Stated goal:
Return all lines below containing the word "matplotlib".
"""
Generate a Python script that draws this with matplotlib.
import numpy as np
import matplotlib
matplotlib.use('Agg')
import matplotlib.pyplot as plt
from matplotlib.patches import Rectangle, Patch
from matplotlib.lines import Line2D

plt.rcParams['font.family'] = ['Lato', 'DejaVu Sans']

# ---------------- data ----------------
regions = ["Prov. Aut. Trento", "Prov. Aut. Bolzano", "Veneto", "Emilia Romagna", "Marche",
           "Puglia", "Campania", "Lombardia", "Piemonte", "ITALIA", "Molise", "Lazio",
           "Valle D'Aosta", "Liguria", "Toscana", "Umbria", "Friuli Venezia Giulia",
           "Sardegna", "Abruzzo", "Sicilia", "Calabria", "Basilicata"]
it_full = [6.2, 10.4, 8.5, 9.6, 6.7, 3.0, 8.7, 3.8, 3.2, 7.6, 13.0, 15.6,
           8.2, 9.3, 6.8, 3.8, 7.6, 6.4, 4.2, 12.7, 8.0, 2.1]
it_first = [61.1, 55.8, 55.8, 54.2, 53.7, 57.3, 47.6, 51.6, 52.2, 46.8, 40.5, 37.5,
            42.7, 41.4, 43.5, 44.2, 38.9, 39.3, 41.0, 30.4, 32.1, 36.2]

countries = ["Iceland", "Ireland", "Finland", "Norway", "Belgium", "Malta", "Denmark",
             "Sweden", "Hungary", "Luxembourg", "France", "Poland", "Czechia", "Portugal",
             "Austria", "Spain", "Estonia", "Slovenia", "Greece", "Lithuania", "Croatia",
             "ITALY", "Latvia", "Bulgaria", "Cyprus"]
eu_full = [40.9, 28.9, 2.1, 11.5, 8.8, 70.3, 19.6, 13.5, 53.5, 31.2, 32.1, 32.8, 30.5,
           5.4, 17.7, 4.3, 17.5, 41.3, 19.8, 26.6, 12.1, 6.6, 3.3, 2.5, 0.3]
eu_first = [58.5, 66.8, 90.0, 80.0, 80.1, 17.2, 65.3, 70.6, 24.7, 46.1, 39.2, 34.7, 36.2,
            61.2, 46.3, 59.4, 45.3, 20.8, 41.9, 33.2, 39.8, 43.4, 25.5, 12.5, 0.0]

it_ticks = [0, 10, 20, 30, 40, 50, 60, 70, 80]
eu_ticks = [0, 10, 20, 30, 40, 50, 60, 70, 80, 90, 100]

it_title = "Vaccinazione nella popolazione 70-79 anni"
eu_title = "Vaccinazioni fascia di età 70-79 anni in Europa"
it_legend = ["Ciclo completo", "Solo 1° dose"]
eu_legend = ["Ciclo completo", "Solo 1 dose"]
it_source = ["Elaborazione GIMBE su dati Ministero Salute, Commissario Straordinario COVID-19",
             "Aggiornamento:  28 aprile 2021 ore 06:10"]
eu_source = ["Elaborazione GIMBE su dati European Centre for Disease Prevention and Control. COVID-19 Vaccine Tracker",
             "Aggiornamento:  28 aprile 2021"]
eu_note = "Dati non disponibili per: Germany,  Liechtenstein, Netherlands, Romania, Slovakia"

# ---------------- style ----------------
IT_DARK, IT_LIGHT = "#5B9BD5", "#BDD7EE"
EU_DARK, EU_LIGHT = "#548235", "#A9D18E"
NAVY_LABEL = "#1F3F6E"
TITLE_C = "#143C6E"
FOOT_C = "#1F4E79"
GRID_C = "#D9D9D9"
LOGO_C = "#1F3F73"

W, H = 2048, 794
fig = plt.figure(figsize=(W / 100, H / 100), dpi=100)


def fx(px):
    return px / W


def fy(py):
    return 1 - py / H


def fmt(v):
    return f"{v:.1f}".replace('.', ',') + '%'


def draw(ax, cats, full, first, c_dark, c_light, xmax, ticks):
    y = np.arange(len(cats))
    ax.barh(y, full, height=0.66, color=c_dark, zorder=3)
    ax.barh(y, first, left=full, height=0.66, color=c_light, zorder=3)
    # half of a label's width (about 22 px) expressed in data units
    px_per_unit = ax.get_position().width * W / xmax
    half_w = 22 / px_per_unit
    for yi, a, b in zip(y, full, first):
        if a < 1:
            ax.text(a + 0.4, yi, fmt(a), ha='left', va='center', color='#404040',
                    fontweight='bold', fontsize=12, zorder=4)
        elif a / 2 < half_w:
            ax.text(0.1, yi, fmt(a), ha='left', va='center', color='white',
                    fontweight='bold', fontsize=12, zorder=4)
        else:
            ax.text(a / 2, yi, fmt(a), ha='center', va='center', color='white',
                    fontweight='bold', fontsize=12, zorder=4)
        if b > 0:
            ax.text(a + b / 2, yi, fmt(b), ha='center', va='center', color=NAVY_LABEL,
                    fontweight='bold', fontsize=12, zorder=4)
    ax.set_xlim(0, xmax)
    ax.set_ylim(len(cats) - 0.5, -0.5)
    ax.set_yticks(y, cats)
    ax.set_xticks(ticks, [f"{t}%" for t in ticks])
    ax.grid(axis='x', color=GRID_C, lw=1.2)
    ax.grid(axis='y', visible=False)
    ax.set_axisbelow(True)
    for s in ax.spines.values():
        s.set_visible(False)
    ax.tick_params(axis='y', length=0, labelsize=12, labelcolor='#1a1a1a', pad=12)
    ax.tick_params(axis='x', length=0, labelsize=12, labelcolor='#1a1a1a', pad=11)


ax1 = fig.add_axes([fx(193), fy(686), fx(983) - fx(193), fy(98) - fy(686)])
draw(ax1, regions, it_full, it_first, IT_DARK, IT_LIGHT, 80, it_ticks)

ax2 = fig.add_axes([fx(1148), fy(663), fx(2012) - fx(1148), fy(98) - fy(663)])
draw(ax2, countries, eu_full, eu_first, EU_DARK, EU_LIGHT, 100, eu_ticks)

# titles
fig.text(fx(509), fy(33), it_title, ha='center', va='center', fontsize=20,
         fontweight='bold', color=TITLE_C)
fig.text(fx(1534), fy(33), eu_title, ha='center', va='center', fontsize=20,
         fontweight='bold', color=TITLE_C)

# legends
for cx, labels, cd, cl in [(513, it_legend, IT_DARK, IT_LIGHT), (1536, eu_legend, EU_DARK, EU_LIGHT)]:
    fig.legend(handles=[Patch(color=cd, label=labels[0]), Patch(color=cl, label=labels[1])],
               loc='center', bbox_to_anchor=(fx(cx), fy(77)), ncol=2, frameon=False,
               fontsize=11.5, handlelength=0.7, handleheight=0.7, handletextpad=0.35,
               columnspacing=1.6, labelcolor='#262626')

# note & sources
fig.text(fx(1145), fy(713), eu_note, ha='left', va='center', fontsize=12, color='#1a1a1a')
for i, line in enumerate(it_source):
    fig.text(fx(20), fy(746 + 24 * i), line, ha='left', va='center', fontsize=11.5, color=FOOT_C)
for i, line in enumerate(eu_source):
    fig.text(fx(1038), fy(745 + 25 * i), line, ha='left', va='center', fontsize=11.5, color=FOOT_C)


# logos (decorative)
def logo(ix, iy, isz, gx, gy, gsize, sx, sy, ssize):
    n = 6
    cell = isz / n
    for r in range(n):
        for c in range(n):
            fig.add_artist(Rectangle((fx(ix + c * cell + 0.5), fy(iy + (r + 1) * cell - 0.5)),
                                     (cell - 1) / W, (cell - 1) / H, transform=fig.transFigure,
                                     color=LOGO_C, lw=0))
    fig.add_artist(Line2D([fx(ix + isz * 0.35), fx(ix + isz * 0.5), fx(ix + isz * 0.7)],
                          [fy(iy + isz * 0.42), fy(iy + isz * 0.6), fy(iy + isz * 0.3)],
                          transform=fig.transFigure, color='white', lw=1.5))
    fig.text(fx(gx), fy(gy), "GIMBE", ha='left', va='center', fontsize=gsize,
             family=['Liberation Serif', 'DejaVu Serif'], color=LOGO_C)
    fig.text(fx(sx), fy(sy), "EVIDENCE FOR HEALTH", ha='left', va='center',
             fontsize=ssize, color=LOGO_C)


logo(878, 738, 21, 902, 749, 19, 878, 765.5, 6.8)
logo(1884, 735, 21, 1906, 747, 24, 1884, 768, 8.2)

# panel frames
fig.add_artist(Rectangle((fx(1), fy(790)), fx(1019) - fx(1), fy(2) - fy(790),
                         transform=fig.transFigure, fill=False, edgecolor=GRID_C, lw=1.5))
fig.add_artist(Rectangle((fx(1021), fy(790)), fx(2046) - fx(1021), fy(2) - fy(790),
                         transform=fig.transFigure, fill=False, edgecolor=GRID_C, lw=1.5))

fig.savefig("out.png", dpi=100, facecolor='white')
"""
Result of this task:
Generate a Python script that draws this with matplotlib.
import matplotlib
matplotlib.use('Agg')
import matplotlib.pyplot as plt
from matplotlib.patches import Rectangle, Patch
from matplotlib.lines import Line2D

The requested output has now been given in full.